GIVEN DATA:
──────

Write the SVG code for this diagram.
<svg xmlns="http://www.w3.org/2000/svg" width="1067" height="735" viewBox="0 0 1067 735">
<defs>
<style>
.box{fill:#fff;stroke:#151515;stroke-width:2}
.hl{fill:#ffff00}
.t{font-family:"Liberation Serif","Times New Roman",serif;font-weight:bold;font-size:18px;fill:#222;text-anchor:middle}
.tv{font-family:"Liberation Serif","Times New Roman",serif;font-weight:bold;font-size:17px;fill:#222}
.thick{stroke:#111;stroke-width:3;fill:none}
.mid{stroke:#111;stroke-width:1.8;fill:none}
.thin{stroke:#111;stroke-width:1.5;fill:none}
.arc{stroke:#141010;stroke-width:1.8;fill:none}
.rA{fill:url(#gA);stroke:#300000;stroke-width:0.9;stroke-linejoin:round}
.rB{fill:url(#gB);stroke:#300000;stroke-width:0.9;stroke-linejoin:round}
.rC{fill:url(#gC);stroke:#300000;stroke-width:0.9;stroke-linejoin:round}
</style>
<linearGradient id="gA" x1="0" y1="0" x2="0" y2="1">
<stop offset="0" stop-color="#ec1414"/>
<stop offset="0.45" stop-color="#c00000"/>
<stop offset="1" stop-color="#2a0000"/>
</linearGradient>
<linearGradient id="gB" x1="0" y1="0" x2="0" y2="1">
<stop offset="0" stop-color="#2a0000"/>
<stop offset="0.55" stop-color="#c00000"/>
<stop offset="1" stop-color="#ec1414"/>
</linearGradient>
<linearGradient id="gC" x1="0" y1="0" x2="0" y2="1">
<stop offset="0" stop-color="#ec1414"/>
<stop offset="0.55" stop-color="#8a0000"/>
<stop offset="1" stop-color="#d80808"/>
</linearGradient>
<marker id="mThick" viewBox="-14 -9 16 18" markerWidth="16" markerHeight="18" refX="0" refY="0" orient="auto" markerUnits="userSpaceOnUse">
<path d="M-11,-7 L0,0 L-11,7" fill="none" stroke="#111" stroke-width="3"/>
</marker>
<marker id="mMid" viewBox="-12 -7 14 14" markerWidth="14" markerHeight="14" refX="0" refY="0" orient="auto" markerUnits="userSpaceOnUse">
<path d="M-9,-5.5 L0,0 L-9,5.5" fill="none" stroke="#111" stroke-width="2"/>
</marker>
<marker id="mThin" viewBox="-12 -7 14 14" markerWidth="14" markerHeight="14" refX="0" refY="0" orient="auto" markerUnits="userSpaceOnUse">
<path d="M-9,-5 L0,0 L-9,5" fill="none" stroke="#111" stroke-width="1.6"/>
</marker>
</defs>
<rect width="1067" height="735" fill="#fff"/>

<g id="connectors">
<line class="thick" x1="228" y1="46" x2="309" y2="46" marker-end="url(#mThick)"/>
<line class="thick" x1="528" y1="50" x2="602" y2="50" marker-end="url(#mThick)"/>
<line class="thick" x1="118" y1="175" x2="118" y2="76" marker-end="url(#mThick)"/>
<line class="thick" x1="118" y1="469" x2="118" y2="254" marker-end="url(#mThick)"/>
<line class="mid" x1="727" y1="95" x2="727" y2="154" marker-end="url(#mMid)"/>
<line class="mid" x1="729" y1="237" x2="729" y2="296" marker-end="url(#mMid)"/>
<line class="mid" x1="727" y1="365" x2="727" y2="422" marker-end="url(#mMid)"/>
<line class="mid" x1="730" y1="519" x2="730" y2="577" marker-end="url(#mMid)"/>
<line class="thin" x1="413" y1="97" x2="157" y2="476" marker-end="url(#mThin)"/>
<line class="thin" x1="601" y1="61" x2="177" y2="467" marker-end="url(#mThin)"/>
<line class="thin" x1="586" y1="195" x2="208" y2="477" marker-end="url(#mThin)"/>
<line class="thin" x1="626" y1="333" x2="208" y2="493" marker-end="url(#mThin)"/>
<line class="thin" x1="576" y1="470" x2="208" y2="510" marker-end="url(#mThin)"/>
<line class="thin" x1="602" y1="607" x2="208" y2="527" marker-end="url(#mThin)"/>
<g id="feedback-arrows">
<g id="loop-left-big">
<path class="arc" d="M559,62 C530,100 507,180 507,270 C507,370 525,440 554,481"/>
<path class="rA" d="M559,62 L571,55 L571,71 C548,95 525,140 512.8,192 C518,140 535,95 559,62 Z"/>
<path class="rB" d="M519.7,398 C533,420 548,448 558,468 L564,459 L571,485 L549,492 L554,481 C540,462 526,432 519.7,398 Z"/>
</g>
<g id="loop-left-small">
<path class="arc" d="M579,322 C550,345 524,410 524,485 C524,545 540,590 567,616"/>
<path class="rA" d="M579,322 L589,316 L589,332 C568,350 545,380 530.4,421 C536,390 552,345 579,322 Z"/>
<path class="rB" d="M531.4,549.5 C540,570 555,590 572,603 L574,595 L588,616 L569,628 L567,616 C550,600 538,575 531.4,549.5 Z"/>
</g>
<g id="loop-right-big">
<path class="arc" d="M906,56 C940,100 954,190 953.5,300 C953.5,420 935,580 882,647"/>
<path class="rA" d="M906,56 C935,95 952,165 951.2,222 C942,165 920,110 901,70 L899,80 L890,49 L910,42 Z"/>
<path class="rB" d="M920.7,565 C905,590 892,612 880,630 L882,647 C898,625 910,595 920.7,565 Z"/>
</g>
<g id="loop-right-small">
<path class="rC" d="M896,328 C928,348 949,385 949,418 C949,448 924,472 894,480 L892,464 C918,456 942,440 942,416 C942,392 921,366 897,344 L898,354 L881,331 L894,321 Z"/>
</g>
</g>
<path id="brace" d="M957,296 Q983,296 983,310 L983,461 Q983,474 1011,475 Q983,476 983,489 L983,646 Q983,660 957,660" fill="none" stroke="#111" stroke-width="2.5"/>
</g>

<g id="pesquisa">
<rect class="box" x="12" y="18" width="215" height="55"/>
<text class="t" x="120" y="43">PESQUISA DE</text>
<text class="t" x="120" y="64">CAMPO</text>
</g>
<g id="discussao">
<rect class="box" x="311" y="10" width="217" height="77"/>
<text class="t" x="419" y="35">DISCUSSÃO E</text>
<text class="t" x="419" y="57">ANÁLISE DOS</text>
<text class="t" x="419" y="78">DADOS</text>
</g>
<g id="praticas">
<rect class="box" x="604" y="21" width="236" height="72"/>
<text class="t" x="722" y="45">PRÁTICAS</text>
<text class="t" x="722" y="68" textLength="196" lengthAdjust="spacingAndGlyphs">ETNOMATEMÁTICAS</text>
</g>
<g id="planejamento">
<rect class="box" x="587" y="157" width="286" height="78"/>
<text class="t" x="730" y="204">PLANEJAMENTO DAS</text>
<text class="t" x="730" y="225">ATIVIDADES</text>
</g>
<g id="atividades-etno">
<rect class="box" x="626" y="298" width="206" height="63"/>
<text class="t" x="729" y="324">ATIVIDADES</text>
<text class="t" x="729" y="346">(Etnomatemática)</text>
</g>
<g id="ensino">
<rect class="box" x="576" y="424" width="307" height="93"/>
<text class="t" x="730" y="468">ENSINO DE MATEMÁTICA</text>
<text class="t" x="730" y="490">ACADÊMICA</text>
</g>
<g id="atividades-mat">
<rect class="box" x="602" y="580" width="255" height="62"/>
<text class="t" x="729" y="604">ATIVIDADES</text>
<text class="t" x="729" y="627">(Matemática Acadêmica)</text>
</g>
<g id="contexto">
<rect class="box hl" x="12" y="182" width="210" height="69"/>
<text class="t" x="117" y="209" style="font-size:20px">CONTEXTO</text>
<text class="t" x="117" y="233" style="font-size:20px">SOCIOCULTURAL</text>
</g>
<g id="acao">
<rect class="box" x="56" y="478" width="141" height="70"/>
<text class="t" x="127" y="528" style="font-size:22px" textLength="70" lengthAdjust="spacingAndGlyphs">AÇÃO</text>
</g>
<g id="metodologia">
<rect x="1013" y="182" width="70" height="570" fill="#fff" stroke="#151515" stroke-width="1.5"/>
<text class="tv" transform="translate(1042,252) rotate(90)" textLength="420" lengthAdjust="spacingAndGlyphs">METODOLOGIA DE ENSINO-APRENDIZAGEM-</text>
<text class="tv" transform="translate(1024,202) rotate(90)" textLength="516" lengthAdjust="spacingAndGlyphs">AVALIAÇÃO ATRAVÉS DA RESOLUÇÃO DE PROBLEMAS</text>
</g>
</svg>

──────

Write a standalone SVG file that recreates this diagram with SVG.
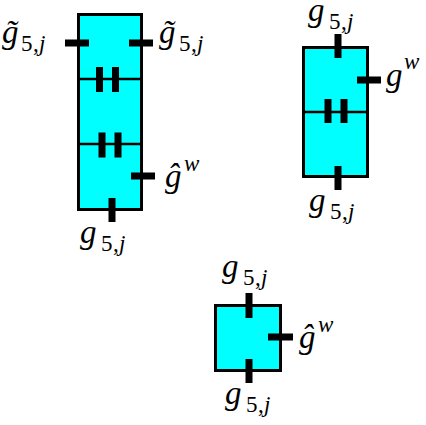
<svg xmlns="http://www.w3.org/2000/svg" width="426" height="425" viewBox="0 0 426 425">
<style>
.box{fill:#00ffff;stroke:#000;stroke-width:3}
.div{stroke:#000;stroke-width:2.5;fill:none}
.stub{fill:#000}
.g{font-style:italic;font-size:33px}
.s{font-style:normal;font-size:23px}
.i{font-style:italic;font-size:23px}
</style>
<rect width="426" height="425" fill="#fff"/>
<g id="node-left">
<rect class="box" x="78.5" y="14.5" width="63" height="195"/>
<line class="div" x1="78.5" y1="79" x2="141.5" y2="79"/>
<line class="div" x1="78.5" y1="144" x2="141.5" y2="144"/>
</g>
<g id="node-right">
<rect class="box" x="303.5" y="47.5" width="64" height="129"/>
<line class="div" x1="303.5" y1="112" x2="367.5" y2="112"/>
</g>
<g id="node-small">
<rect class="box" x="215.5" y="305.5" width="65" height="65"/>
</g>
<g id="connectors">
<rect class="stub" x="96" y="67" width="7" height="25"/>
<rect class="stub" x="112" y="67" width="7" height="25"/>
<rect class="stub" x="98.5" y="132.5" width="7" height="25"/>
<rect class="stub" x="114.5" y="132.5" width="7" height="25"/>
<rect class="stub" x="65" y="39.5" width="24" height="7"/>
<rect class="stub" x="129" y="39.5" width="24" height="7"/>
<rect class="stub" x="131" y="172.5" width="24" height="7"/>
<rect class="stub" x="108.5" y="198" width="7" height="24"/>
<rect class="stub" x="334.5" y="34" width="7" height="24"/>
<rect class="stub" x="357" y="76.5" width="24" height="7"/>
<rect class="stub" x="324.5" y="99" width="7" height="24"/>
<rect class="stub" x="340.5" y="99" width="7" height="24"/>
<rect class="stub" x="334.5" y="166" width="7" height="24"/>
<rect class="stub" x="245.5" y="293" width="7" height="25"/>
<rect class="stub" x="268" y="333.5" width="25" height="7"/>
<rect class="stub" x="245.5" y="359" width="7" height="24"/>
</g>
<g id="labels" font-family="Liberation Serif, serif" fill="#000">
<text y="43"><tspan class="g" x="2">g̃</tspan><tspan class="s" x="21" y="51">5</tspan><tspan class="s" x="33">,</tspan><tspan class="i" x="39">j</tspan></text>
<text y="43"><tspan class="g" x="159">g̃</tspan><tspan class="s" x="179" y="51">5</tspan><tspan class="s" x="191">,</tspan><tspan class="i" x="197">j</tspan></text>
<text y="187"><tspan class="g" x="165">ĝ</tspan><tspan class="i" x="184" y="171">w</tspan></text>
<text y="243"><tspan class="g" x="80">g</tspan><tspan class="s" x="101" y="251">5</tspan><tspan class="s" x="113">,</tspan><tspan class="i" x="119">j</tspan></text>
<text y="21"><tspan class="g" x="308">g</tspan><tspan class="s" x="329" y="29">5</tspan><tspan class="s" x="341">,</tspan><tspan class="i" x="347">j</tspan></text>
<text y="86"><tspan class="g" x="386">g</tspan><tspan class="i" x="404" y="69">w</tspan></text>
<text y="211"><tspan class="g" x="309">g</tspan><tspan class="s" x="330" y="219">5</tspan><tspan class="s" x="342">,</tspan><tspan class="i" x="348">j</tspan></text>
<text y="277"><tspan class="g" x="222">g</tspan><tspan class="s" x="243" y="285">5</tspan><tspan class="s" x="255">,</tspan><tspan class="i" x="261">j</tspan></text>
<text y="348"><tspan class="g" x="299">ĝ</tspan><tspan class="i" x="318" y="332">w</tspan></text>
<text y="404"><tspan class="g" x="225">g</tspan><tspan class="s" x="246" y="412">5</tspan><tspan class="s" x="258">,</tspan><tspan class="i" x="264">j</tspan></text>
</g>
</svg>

──────

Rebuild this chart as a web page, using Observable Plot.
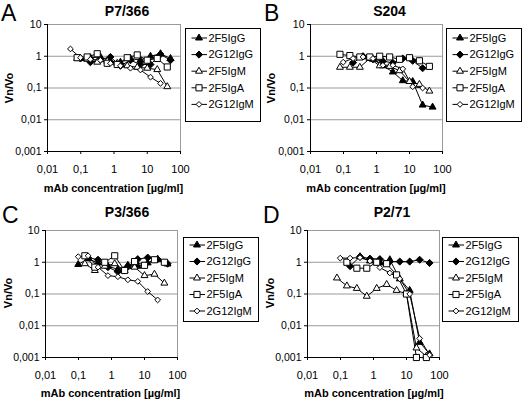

──────

WRITTEN EXERCISE:
Using the records above, gather all lines where the string "diagram" is present.

TASK OUTPUT:
Write the SVG code for this diagram.
Write a standalone SVG file that recreates this diagram with SVG.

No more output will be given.